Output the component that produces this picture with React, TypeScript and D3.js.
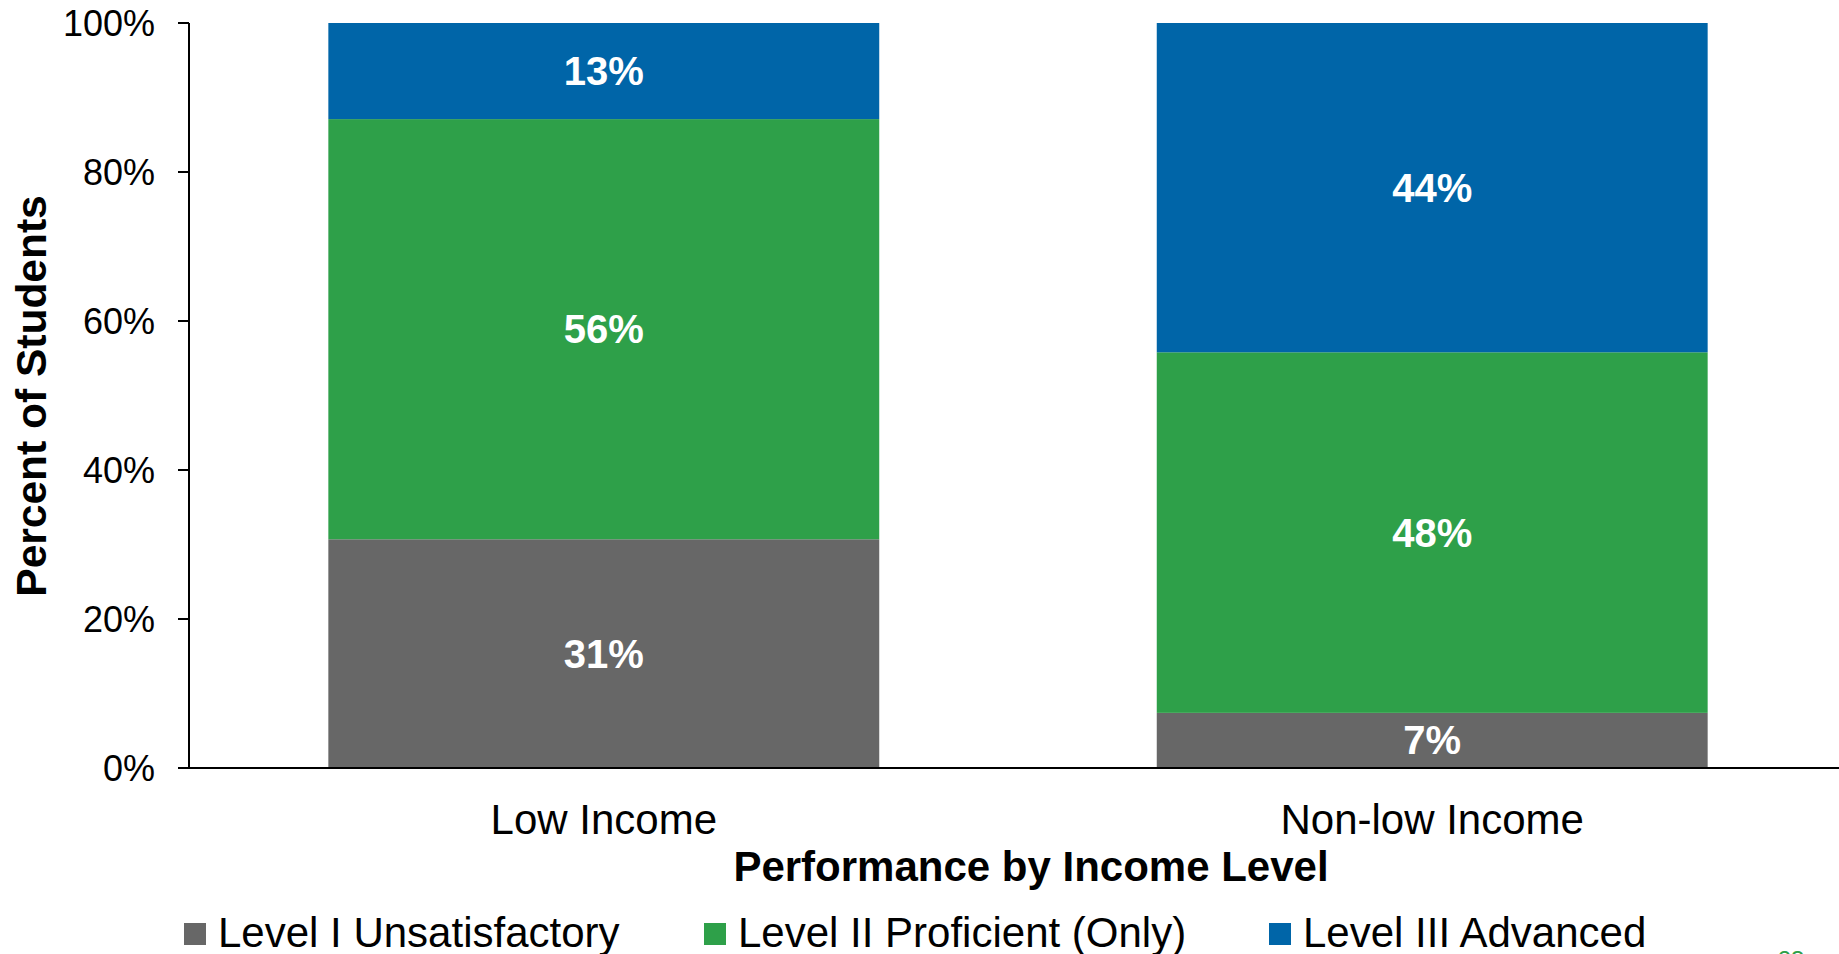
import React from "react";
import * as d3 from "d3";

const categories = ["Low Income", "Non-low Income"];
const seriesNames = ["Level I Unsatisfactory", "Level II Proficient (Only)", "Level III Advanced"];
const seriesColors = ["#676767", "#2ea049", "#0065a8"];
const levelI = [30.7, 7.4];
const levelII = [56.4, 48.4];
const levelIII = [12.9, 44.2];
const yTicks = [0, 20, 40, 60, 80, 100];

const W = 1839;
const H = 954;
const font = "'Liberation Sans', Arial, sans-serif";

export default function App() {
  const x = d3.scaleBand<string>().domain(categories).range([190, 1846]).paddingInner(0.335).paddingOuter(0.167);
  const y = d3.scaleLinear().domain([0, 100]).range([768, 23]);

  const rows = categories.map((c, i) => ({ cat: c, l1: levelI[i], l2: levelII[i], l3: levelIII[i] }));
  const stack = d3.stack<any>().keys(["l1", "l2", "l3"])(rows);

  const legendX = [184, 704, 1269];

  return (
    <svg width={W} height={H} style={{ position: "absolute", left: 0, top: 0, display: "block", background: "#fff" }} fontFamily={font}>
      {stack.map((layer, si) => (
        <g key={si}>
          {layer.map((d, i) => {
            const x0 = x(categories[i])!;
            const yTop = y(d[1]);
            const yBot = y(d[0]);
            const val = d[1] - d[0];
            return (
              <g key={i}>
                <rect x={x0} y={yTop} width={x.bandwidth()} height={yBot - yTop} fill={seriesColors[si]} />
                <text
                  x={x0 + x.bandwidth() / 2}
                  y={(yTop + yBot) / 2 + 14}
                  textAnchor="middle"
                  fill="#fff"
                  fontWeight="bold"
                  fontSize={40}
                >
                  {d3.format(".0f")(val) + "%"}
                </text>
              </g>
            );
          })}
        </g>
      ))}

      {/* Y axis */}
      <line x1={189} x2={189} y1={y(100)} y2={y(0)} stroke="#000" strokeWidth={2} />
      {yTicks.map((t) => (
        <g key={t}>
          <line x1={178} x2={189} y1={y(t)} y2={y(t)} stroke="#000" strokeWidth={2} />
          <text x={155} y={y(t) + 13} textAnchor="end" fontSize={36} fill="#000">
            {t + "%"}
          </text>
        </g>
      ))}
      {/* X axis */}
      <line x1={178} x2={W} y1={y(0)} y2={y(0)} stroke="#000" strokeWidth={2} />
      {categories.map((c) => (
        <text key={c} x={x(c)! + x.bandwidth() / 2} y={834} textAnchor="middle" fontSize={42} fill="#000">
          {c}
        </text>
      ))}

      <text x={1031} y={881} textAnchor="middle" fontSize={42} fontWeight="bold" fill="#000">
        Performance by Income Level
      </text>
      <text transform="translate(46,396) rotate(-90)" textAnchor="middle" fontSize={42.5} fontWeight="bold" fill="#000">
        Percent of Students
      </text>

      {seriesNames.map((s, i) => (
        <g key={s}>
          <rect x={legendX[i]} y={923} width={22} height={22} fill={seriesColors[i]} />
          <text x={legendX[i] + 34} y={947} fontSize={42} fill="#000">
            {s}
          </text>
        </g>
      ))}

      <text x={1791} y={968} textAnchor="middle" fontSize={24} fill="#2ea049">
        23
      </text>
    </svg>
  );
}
——
### [DESCRIPTION OF THE TASK]
Leave out the pictures and output the rest of the material exactly as written.

### [COMPLETED TASK]
Output the component that produces this picture with React, TypeScript and D3.js.
import React from "react";
import * as d3 from "d3";

const categories = ["Low Income", "Non-low Income"];
const seriesNames = ["Level I Unsatisfactory", "Level II Proficient (Only)", "Level III Advanced"];
const seriesColors = ["#676767", "#2ea049", "#0065a8"];
const levelI = [30.7, 7.4];
const levelII = [56.4, 48.4];
const levelIII = [12.9, 44.2];
const yTicks = [0, 20, 40, 60, 80, 100];

const W = 1839;
const H = 954;
const font = "'Liberation Sans', Arial, sans-serif";

export default function App() {
  const x = d3.scaleBand<string>().domain(categories).range([190, 1846]).paddingInner(0.335).paddingOuter(0.167);
  const y = d3.scaleLinear().domain([0, 100]).range([768, 23]);

  const rows = categories.map((c, i) => ({ cat: c, l1: levelI[i], l2: levelII[i], l3: levelIII[i] }));
  const stack = d3.stack<any>().keys(["l1", "l2", "l3"])(rows);

  const legendX = [184, 704, 1269];

  return (
    <svg width={W} height={H} style={{ position: "absolute", left: 0, top: 0, display: "block", background: "#fff" }} fontFamily={font}>
      {stack.map((layer, si) => (
        <g key={si}>
          {layer.map((d, i) => {
            const x0 = x(categories[i])!;
            const yTop = y(d[1]);
            const yBot = y(d[0]);
            const val = d[1] - d[0];
            return (
              <g key={i}>
                <rect x={x0} y={yTop} width={x.bandwidth()} height={yBot - yTop} fill={seriesColors[si]} />
                <text
                  x={x0 + x.bandwidth() / 2}
                  y={(yTop + yBot) / 2 + 14}
                  textAnchor="middle"
                  fill="#fff"
                  fontWeight="bold"
                  fontSize={40}
                >
                  {d3.format(".0f")(val) + "%"}
                </text>
              </g>
            );
          })}
        </g>
      ))}

      {/* Y axis */}
      <line x1={189} x2={189} y1={y(100)} y2={y(0)} stroke="#000" strokeWidth={2} />
      {yTicks.map((t) => (
        <g key={t}>
          <line x1={178} x2={189} y1={y(t)} y2={y(t)} stroke="#000" strokeWidth={2} />
          <text x={155} y={y(t) + 13} textAnchor="end" fontSize={36} fill="#000">
            {t + "%"}
          </text>
        </g>
      ))}
      {/* X axis */}
      <line x1={178} x2={W} y1={y(0)} y2={y(0)} stroke="#000" strokeWidth={2} />
      {categories.map((c) => (
        <text key={c} x={x(c)! + x.bandwidth() / 2} y={834} textAnchor="middle" fontSize={42} fill="#000">
          {c}
        </text>
      ))}

      <text x={1031} y={881} textAnchor="middle" fontSize={42} fontWeight="bold" fill="#000">
        Performance by Income Level
      </text>
      <text transform="translate(46,396) rotate(-90)" textAnchor="middle" fontSize={42.5} fontWeight="bold" fill="#000">
        Percent of Students
      </text>

      {seriesNames.map((s, i) => (
        <g key={s}>
          <rect x={legendX[i]} y={923} width={22} height={22} fill={seriesColors[i]} />
          <text x={legendX[i] + 34} y={947} fontSize={42} fill="#000">
            {s}
          </text>
        </g>
      ))}

      <text x={1791} y={968} textAnchor="middle" fontSize={24} fill="#2ea049">
        23
      </text>
    </svg>
  );
}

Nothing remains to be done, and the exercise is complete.